Rebecca Sapp/Getty Images for Alex's Lemonade

I am in the studio over the next few months writing new material for a duets album with all female artists. ... I just look back at my career, and the duets I have recorded have been magical. They have always been a centerpiece of whatever album I was working on at the time. I’ve had great commercial success with duets, so I thought, I should do an entire album of duets. And I’m finally doing it. Hopefully I can have it wrapped up in the next six months.

Raising daughters, what have you learned by sometimes being the only male in the room?

A lot, incredibly. When you are surrounded by women — and I have been surrounded by women my whole life — I have four sisters; I have three daughters — my oldest daughter, India, is 31 — and what I learned: As men, we need to do a lot more listening to women. Because from an emotional perspective, women are pretty much nine times out of 10 closer to figuring out the emotional puzzle of any given situation than men are.  Men just want to find the answer, and it’s not always about finding the answer. It’s about marinating in the issue. First, to discover different perspectives and to have a deeper understanding. You can learn a lot being around women if you just shut up, stop trying to fix everything and listen.

Over the years, India has stepped into the music world. Would you encourage your younger daughters to get into the business?

I would not discourage my daughters [ages 8 and 11 with wife Manuela Testolini] from getting into the music business. I don’t know if I would encourage. Like me, they were musical early. They play guitar and the piano. … But I understand, even though I am a very creative and artistic person, I tend to be pretty practical also. The music industry is one of those industries where the odds are definitely stacked against you. Yet, and still, I’ve always been a damn-the-odds-type person. I’m sure my daughters — probably through osmosis or genetics or something else — are going to get a little bit of that disposition as well.

How have you approached aging in such a physically demanding profession?

Fortunately, when I was in my teens and 20s, I listened to those that came before me.
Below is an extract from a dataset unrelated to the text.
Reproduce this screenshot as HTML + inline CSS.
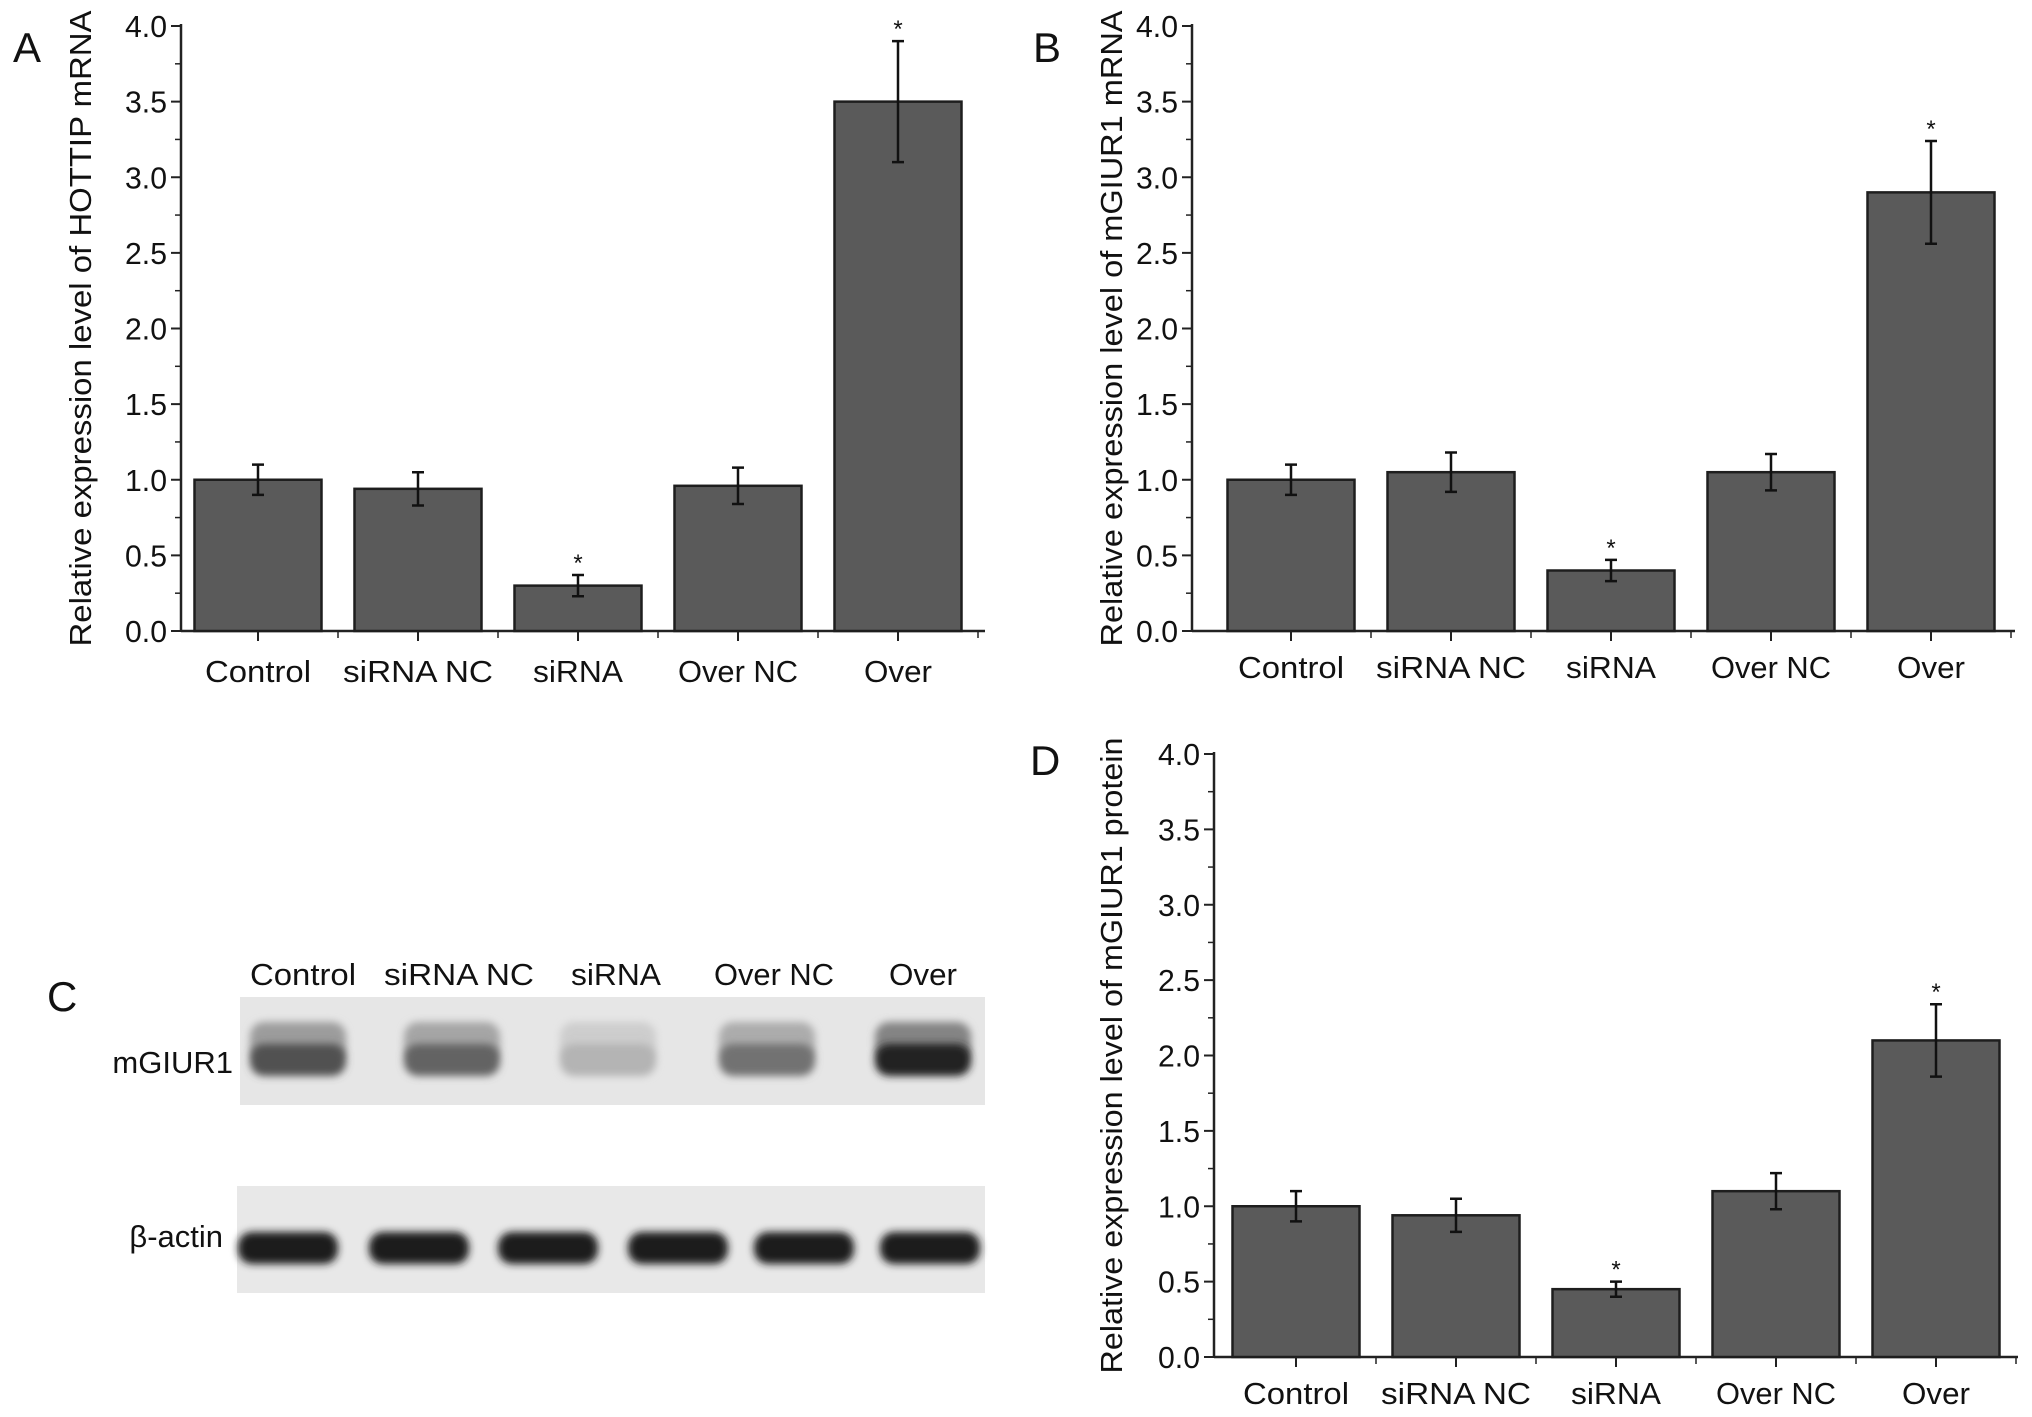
<!DOCTYPE html>
<html><head><meta charset="utf-8"><style>
html,body{margin:0;padding:0;background:#fff}
svg{display:block}
text{font-family:"Liberation Sans",Arial,sans-serif;fill:#111}
</style></head><body>
<svg id="fig" width="2032" height="1417" viewBox="0 0 2032 1417" xmlns="http://www.w3.org/2000/svg">
<defs>
<filter id="blur2" x="-30%" y="-60%" width="160%" height="220%"><feGaussianBlur stdDeviation="4"/></filter>
</defs>
<text x="13" y="62" font-size="42">A</text>
<text x="1033" y="62" font-size="42">B</text>
<text x="47" y="1011" font-size="42">C</text>
<text x="1030" y="775" font-size="42">D</text>
<g id="chartA"></g>
<g id="chartB"></g>
<g id="chartD"></g>
<g id="gel">
<rect x="240" y="997" width="745" height="108" fill="#e6e6e6"/>
<rect x="237" y="1186" width="748" height="107" fill="#e8e8e8"/>
<text x="233" y="1073" font-size="31" text-anchor="end">mGIUR1</text>
<text x="223" y="1247" font-size="31" text-anchor="end">β-actin</text>
</g>
</svg>
<script>
const categories = ["Control","siRNA NC","siRNA","Over NC","Over"];
const yTicks = ["0.0","0.5","1.0","1.5","2.0","2.5","3.0","3.5","4.0"];
const valuesA = [1.0, 0.94, 0.30, 0.96, 3.5];
const errorsA = [0.10, 0.11, 0.07, 0.12, 0.40];
const starsA = [false, false, true, false, true];
const valuesB = [1.0, 1.05, 0.40, 1.05, 2.9];
const errorsB = [0.10, 0.13, 0.07, 0.12, 0.34];
const starsB = [false, false, true, false, true];
const valuesD = [1.0, 0.94, 0.45, 1.10, 2.1];
const errorsD = [0.10, 0.11, 0.05, 0.12, 0.24];
const starsD = [false, false, true, false, true];
const gelTopIntensity = [0.70, 0.62, 0.25, 0.55, 0.92];
const gelBottomIntensity = [0.95, 0.95, 0.95, 0.95, 0.95, 0.95];

const NS = "http://www.w3.org/2000/svg";
function mk(parent, tag, attrs, txt){
  const e = document.createElementNS(NS, tag);
  for (const k in attrs) e.setAttribute(k, attrs[k]);
  if (txt !== undefined) e.textContent = txt;
  parent.appendChild(e);
  return e;
}

function drawChart(gid, vals, errs, stars, L, title, titleX, titleLen){
  const g = document.getElementById(gid);
  const ymax = 4.0;
  const yS = v => L.y0 - (v / ymax) * (L.y0 - L.y4);
  const step = L.step;
  const xC = i => L.c0 + step * i;
  const bw = 127;
  const ya = mk(g,"line",{x1:L.x0,y1:L.y4-2,x2:L.x0,y2:L.y0,stroke:"#222","stroke-width":2.5});
  
  
  const xa = mk(g,"line",{x1:L.x0,y1:L.y0,x2:L.right,y2:L.y0,stroke:"#222","stroke-width":2.5});
  
  
  yTicks.forEach((t,i)=>{
    const v = parseFloat(t);
    const y = yS(v);
    const tk = mk(g,"line",{x1:L.x0-10,y1:y,x2:L.x0,y2:y,stroke:"#222","stroke-width":2});
    
    
    const lb = mk(g,"text",{x:L.x0-14,y:y+11,"font-size":31,"text-anchor":"end",textLength:42,lengthAdjust:"spacingAndGlyphs"},t);
    
    
    if (i < yTicks.length-1){
      const ym = yS(v+0.25);
      const mt = mk(g,"line",{x1:L.x0-6,y1:ym,x2:L.x0,y2:ym,stroke:"#222","stroke-width":1.5});
      
      
    }
  });
  vals.forEach((v,i)=>{
    const x = xC(i);
    const r = mk(g,"rect",{x:x-bw/2,y:yS(v),width:bw,height:L.y0-yS(v),fill:"#5a5a5a",stroke:"#1e1e1e","stroke-width":2.5});
    
    
    const e = errs[i], yt = yS(v+e), yb = yS(v-e);
    const eb = mk(g,"path",{d:`M${x},${yt}V${yb}M${x-6},${yt}H${x+6}M${x-6},${yb}H${x+6}`,stroke:"#111","stroke-width":2.5,fill:"none"});
    
    
    if (stars[i]){
      const s = mk(g,"text",{x:x,y:yt-4,"font-size":24,"text-anchor":"middle"},"*");
      
      
    }
    const ct = mk(g,"line",{x1:x,y1:L.y0,x2:x,y2:L.y0+10,stroke:"#222","stroke-width":2});
    
    
    const st = mk(g,"line",{x1:x+step/2,y1:L.y0,x2:x+step/2,y2:L.y0+7,stroke:"#222","stroke-width":1.5});
    
    
    const lbw = [106,150,90,120,68][i];
    const cl = mk(g,"text",{x:x,y:L.labY,"font-size":31,"text-anchor":"middle",textLength:lbw,lengthAdjust:"spacingAndGlyphs"},categories[i]);
    
    
  });
  const cy = (L.y0+L.y4)/2;
  const tt = mk(g,"text",{x:titleX,y:cy,"font-size":31,"text-anchor":"middle",transform:`rotate(-90 ${titleX} ${cy})`,textLength:titleLen,lengthAdjust:"spacingAndGlyphs"},title);
  
  
}

drawChart("chartA", valuesA, errorsA, starsA, {x0:181,y0:631,y4:26,right:985,labY:682,c0:258,step:160}, "Relative expression level of HOTTIP mRNA", 91, 636);
drawChart("chartB", valuesB, errorsB, starsB, {x0:1192,y0:631,y4:26,right:2015,labY:678,c0:1291,step:160}, "Relative expression level of mGIUR1 mRNA", 1122, 636);
drawChart("chartD", valuesD, errorsD, starsD, {x0:1214,y0:1357,y4:754,right:2018,labY:1404,c0:1296,step:160}, "Relative expression level of mGIUR1 protein", 1122, 636);

const gel = document.getElementById("gel");
const topCenters = [298,452,608,767,923];
const gelLabelCenters = [303,459,616,774,923];
const gelLabelW = [106,150,90,120,68];
categories.forEach((c,i)=>{
  const t = mk(gel,"text",{x:gelLabelCenters[i],y:985,"font-size":31,"text-anchor":"middle",textLength:gelLabelW[i],lengthAdjust:"spacingAndGlyphs"},c);
  
  
  const k = Math.round(235 - gelTopIntensity[i]*220);
  const h = mk(gel,"rect",{x:topCenters[i]-48,y:1022,width:96,height:40,rx:14,fill:`rgb(${Math.round((k+230)/2)},${Math.round((k+230)/2)},${Math.round((k+230)/2)})`,filter:"url(#blur2)"});
  
  
  const b = mk(gel,"rect",{x:topCenters[i]-48,y:1044,width:96,height:32,rx:14,fill:`rgb(${k},${k},${k})`,filter:"url(#blur2)"});
  
  
});
const botCenters = [288,419,548,678,804,930];
gelBottomIntensity.forEach((v,i)=>{
  const k = Math.round(235 - v*220);
  const b = mk(gel,"rect",{x:botCenters[i]-50,y:1232,width:100,height:32,rx:14,fill:`rgb(${k},${k},${k})`,filter:"url(#blur2)"});
  
  
});
</script>
</body></html>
The 40-year-olds who were in the music business told me, “Look, your contemporaries are going to be partying, drinking and smoking. And hey, live your life however you want to live your life. But if you would like to have a voice, and if you would like to have the same stamina where you can go to two, three shows a night, wake up in the morning, work out — if that sounds like something right up your alley, stop drinking, stop smoking, stop the sugar.” For some reason, I listened. So now I have an amazing time touring. In a lot of ways, I feel like I am a better live singer, I’m a better musician and I have even more stamina than I had back then. Now, I feel like I’m able to do what I was doing back then with more prowess. Whatever I do now packs more of a wallop than it did back then. I don’t feel like slowing down at all. I think it’s because my priorities are in the right places.

How have your priorities changed in your 50s?

My priority is now, and has always been, family first, my health — both spiritually and physically — and try to have as much fun as I can along the way.

As you look to your next decade, what do you see?

I hope that at 60 I’m starting something completely new and challenging, and having a lot of fun with the challenge.